> **The exercise**:
Please return the full listing below without altering anything.

- - - -

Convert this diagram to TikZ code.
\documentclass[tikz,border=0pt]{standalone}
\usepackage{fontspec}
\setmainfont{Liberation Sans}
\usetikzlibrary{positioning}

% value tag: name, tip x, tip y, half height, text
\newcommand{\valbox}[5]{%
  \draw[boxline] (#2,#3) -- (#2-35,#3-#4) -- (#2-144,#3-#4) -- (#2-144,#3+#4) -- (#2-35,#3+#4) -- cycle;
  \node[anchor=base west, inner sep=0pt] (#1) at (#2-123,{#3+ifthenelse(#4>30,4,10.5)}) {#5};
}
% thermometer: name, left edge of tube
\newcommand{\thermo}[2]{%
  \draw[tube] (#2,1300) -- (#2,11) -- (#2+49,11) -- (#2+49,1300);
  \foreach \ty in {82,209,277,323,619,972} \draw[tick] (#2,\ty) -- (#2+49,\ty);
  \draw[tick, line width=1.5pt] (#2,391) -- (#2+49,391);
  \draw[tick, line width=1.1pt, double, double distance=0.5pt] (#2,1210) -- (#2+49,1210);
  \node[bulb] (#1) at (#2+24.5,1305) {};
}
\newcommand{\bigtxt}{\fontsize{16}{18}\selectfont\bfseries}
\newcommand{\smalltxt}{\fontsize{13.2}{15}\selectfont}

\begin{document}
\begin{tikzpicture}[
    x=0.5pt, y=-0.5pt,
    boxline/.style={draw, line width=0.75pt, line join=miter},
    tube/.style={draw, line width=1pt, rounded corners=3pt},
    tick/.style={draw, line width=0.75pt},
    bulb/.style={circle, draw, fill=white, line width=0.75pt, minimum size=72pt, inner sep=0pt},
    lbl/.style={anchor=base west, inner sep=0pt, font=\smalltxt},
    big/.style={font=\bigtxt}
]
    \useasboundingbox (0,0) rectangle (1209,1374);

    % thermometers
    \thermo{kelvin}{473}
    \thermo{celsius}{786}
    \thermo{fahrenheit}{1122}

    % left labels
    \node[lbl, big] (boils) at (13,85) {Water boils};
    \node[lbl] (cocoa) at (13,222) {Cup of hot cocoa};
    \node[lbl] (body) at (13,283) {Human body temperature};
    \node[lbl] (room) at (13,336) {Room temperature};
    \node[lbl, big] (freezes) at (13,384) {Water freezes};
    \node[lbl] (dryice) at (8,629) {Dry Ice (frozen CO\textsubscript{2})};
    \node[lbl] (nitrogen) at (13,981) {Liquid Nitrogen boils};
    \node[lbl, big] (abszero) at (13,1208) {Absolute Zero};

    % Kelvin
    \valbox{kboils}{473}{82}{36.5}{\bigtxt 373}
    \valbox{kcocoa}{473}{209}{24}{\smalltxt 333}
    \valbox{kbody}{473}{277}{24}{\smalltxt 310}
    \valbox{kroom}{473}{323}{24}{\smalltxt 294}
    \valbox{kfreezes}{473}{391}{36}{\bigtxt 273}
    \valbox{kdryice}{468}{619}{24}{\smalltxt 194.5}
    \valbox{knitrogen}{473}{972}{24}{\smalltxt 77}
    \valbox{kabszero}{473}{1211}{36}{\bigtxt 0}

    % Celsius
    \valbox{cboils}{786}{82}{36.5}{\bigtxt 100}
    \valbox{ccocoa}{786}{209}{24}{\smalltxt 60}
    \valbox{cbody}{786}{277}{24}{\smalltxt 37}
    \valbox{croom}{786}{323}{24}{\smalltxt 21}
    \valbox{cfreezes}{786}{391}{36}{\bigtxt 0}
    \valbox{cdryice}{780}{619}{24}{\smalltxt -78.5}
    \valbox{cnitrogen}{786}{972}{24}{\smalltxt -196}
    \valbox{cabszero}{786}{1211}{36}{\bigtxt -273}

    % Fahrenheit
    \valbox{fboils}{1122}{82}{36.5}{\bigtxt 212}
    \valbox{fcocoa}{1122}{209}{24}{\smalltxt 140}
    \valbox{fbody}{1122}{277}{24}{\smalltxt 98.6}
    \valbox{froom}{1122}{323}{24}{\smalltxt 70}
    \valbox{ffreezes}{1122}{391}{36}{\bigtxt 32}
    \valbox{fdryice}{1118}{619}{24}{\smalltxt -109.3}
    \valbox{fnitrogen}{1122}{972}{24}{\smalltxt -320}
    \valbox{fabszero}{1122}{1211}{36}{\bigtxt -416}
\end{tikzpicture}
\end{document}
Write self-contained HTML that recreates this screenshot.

- - - -

> **Complete output**:
Convert this diagram to TikZ code.
\documentclass[tikz,border=0pt]{standalone}
\usepackage{fontspec}
\setmainfont{Liberation Sans}
\usetikzlibrary{positioning}

% value tag: name, tip x, tip y, half height, text
\newcommand{\valbox}[5]{%
  \draw[boxline] (#2,#3) -- (#2-35,#3-#4) -- (#2-144,#3-#4) -- (#2-144,#3+#4) -- (#2-35,#3+#4) -- cycle;
  \node[anchor=base west, inner sep=0pt] (#1) at (#2-123,{#3+ifthenelse(#4>30,4,10.5)}) {#5};
}
% thermometer: name, left edge of tube
\newcommand{\thermo}[2]{%
  \draw[tube] (#2,1300) -- (#2,11) -- (#2+49,11) -- (#2+49,1300);
  \foreach \ty in {82,209,277,323,619,972} \draw[tick] (#2,\ty) -- (#2+49,\ty);
  \draw[tick, line width=1.5pt] (#2,391) -- (#2+49,391);
  \draw[tick, line width=1.1pt, double, double distance=0.5pt] (#2,1210) -- (#2+49,1210);
  \node[bulb] (#1) at (#2+24.5,1305) {};
}
\newcommand{\bigtxt}{\fontsize{16}{18}\selectfont\bfseries}
\newcommand{\smalltxt}{\fontsize{13.2}{15}\selectfont}

\begin{document}
\begin{tikzpicture}[
    x=0.5pt, y=-0.5pt,
    boxline/.style={draw, line width=0.75pt, line join=miter},
    tube/.style={draw, line width=1pt, rounded corners=3pt},
    tick/.style={draw, line width=0.75pt},
    bulb/.style={circle, draw, fill=white, line width=0.75pt, minimum size=72pt, inner sep=0pt},
    lbl/.style={anchor=base west, inner sep=0pt, font=\smalltxt},
    big/.style={font=\bigtxt}
]
    \useasboundingbox (0,0) rectangle (1209,1374);

    % thermometers
    \thermo{kelvin}{473}
    \thermo{celsius}{786}
    \thermo{fahrenheit}{1122}

    % left labels
    \node[lbl, big] (boils) at (13,85) {Water boils};
    \node[lbl] (cocoa) at (13,222) {Cup of hot cocoa};
    \node[lbl] (body) at (13,283) {Human body temperature};
    \node[lbl] (room) at (13,336) {Room temperature};
    \node[lbl, big] (freezes) at (13,384) {Water freezes};
    \node[lbl] (dryice) at (8,629) {Dry Ice (frozen CO\textsubscript{2})};
    \node[lbl] (nitrogen) at (13,981) {Liquid Nitrogen boils};
    \node[lbl, big] (abszero) at (13,1208) {Absolute Zero};

    % Kelvin
    \valbox{kboils}{473}{82}{36.5}{\bigtxt 373}
    \valbox{kcocoa}{473}{209}{24}{\smalltxt 333}
    \valbox{kbody}{473}{277}{24}{\smalltxt 310}
    \valbox{kroom}{473}{323}{24}{\smalltxt 294}
    \valbox{kfreezes}{473}{391}{36}{\bigtxt 273}
    \valbox{kdryice}{468}{619}{24}{\smalltxt 194.5}
    \valbox{knitrogen}{473}{972}{24}{\smalltxt 77}
    \valbox{kabszero}{473}{1211}{36}{\bigtxt 0}

    % Celsius
    \valbox{cboils}{786}{82}{36.5}{\bigtxt 100}
    \valbox{ccocoa}{786}{209}{24}{\smalltxt 60}
    \valbox{cbody}{786}{277}{24}{\smalltxt 37}
    \valbox{croom}{786}{323}{24}{\smalltxt 21}
    \valbox{cfreezes}{786}{391}{36}{\bigtxt 0}
    \valbox{cdryice}{780}{619}{24}{\smalltxt -78.5}
    \valbox{cnitrogen}{786}{972}{24}{\smalltxt -196}
    \valbox{cabszero}{786}{1211}{36}{\bigtxt -273}

    % Fahrenheit
    \valbox{fboils}{1122}{82}{36.5}{\bigtxt 212}
    \valbox{fcocoa}{1122}{209}{24}{\smalltxt 140}
    \valbox{fbody}{1122}{277}{24}{\smalltxt 98.6}
    \valbox{froom}{1122}{323}{24}{\smalltxt 70}
    \valbox{ffreezes}{1122}{391}{36}{\bigtxt 32}
    \valbox{fdryice}{1118}{619}{24}{\smalltxt -109.3}
    \valbox{fnitrogen}{1122}{972}{24}{\smalltxt -320}
    \valbox{fabszero}{1122}{1211}{36}{\bigtxt -416}
\end{tikzpicture}
\end{document}
Write self-contained HTML that recreates this screenshot.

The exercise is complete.